The space complexity is proportional to the window size because we only store the active sliding window.

Test Cases

# Example from problem statement
obj = MovingAverage(3)
assert obj.next(1) == 1.0          # single element
assert obj.next(10) == 5.5         # average of two elements
assert abs(obj.next(3) - 4.6666666667) < 1e-6  # full window
assert obj.next(5) == 6.0          # oldest element removed

# Window size of 1
obj = MovingAverage(1)
assert obj.next(5) == 5.0          # only current value matters
assert obj.next(10) == 10.0        # previous value removed immediately

# Negative values
obj = MovingAverage(2)
assert obj.next(-1) == -1.0
assert obj.next(-5) == -3.0
assert obj.next(3) == -1.0         # window becomes [-5, 3]

# Mixed positive and negative
obj = MovingAverage(3)
assert obj.next(5) == 5.0
assert obj.next(-5) == 0.0
assert obj.next(10) == 10 / 3
assert obj.next(0) == 5 / 3

# Large window not yet full
obj = MovingAverage(5)
assert obj.next(1) == 1.0
assert obj.next(2) == 1.5
assert obj.next(3) == 2.0

# Repeated identical values
obj = MovingAverage(4)
assert obj.next(7) == 7.0
assert obj.next(7) == 7.0
assert obj.next(7) == 7.0
assert obj.next(7) == 7.0
assert obj.next(7) == 7.0
Test Why
Problem statement example Validates normal sliding window behavior
Window size = 1 Ensures immediate eviction works
Negative values Confirms sums and averages handle negatives correctly
Mixed positive and negative Verifies arithmetic correctness
Window not yet full Ensures divisor uses current size
Repeated identical values Checks stable running sum behavior

Edge Cases

Window Size of One

When the window size is 1, every new value immediately replaces the previous one. A buggy implementation might accidentally keep older values or divide by the wrong count.

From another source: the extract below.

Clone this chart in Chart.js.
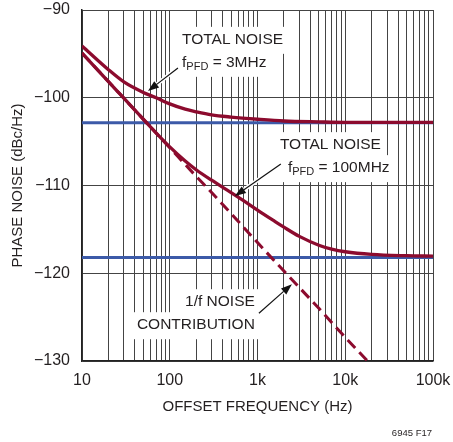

This implementation handles the case naturally because the queue automatically removes the oldest value whenever the size exceeds 1.

Window Not Yet Full

At the beginning of the stream, the number of inserted elements may be smaller than the maximum window size.

For example:

size = 5
stream = [1, 2]

The average should be:

(1 + 2) / 2

not divided by 5.

The implementation correctly divides by len(window) rather than the fixed window size.

Negative Numbers

Negative values can expose bugs in running-sum logic, especially if removal is handled incorrectly.

For example:

window = [-5, 3]
sum = -2
average = -1

The implementation always updates the running sum consistently during both insertion and removal, so negative numbers work correctly without any special handling.

Continuous Stream Growth

A naive implementation might accidentally store every value ever seen, causing memory growth over time.

This implementation only stores at most size elements in the queue. Old elements are removed immediately once they leave the sliding window, guaranteeing bounded memory usage.